Adrian Garcia met Antonio Frontera, an acting teacher who taught at Manuel A. Barreto high school, which was near Garcia's high school (Garcia was studying at Eugenio Maria de Hostos High School at the time) during that era, and soon he went on to join Frontera's acting troupe.

It was while in this acting group that Garcia was discovered by Leopoldo Santiago Lavandero and by Francisco Arrivi Alegria, who were two popular theater figures from San Juan. Arrivi Alegria and Santiago Lavandero were so impressed by Garcia's acting that they returned to Mayagüez soon to see him act again, and, a short time later, invited him to go to San Juan with them. In San Juan, Garcia studied scenography, puppetry and diction, as well as acting and lighting techniques.
Santiago Lavandero was a teacher at the University of Puerto Rico's Rio Piedras' branch's drama department, and Garcia soon enrolled at his class. Garcia at that time during the day participated on plays that were organized by Santiago Lavandero, while taking classes at night. While studying at UPR, Garcia also had the opportunity of meeting and studying under teacher Arthur Lessac.
Garcia only lasted one school-year at UPR; he joined Canal 6's show "La Hora del Niño" ("Children's Hour"), which allowed him to make his television debut on Puerto Rico's government's television network. However, after Santiago Lavandero named him director of the "Mini-Teatro Escolar Poldín", Garcia met the famous Puerto Rican actress Norma Candal, who was by then being lured by Tommy Muñiz to join Muñiz on the television network that Muñiz worked for at the time, Canal 4. After Candal signed with Muñiz and Canal 4, Garcia joined his friend at that channel. Garcia's first job at Canal 4 was on a show named "Caras y Caretas de las Mujeres" ("Women's Faces and Disguises").
Garcia then had a chance to act in San Juan's legendary Teatro Tapia; he did so for the first time during 1969, when, aged 26, Garcia acted in a play named "Ay papá, pobre papá, en el Closet te Enganchó Mamá, y Qué Pena me Da" ("Oh Daddy, Poor Daddy, Mommy hanged you in the Closet and I Feel so Sorry for You!"), a play that allowed him to share scenes with actress Velda Gonzalez, among others. On this play, Garcia was directed by Xavier Cifre.

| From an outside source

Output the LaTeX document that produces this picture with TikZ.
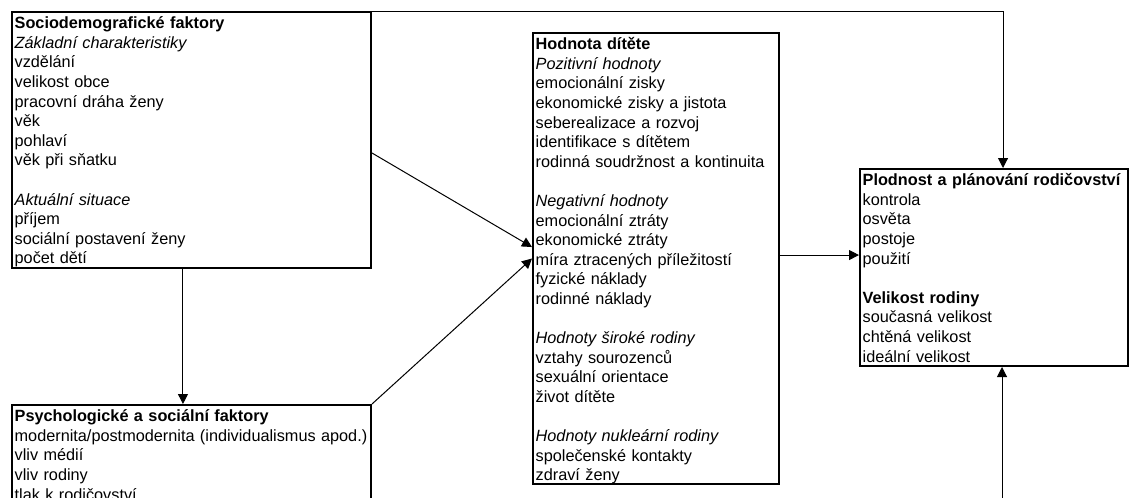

In 1970, Garcia's celebrity in Puerto Rico continued growing, when he joined the cast of a major Puerto Rican television hit of the time, named "Ja ja! Ji ji! Jo jo! Con Agrelot" ("Ja ja! Ji Ji! Jo jo With Agrelot") where he joined forces with legendary Puerto Rican comedian and actor Jose Miguel Agrelot. Agrelot during that time also participated in a television comedy segment named "Desafiando a los Genios" (which was shown on Canal 4's daily midday variety show, "Show del Mediodia"), where Agrelot played "Profesor Pulula". But, as Agrelot sometimes could not be present at the latter show, Garcia, to cover for him when Agrelot did not attend, created one of his most famous characters, that of "Pastor Menta" (which, when pronounced fast, as in "Pastormenta", sounded like "peace"-paz-and "storm"-tormenta). The "Pastor Menta" character proved so popular among audiences that Garcia played "Pastor Menta" on his feature film debut, 1976's teen musical comedy "La Pandilla en Apuros" (which gave him international exposure) and on the film's soundtrack album. Garcia, along with film producer Alfred D. Herger and with singer and actor Felito Félix, also contributed to the writing of that film's script.
During the mid-1970s, Garcia moved channels again, to Canal 11, where he participated as a dramatic actor in a telenovela named "La Historia de Laura Benson" ("Laura Benson's Story"), in which Garcia had the opportunity of working alongside Miguel Angel Suarez, among others. However, Garcia did not stay at Canal 11 too long, as, lured by producer Paquito Cordero, he once again moved, this time to Canal 2, where, beginning in 1980, he played another one of his most iconic roles, that of cuckold "Toribio Tauro", a man whose wife "Tesoro" (played by Argentine-Puerto Rican actress Raquel Montero) cheated on with another character, which was played by Juan Manuel Lebron, on the hit Telemundo comedy show "Los Kakukómicos" (which loosely translates to "The WKAQ-funnies", WKAQ-TV being Canal 2's signal on Puerto Rican television) At "Los Kakukómicos", Garcia also played another famous character, female "Solitaria", alongside Puerto Rican actress Waleska Seda, who played "Solitaria"s sister "Soledad", on a sketch about two single women who could not get anyone to date them. "Los Kakukómicos" lasted ten years on Puerto Rican television; Garcia worked there from 1980 to 1984.

Garcia also found work at two other Canal 2 shows, "Musicomedia" and "El Show de Las 12" ("The 12 P.M. Show"). At "El Show de Las 12", Garcia worked until 2005, when the show was cancelled. He then returned to Canal 11, where he joined fellow Puerto Rican actor Wilson Torres during 2006, on a show named "Que Suerte!" ("How About My Luck!"), which was hosted by Hector Marcano.

Also in 2006, Garcia began teaching acting in a school named Ateneo Puertorriqueño.
Garcia is the owner, also, of a company named "Humor Dinamic".

==Selected filmography==

- La Pandilla en Apuros (1976)
- Sunstorm (1999)
- Poking the Eye of the Storm (2000)
- Santa Cristal (2001)
- Cayo (2005)
- Mal de Amores (2006)

==Personal life==
Garcia and his wife had three children, whom have given them five grandchildren.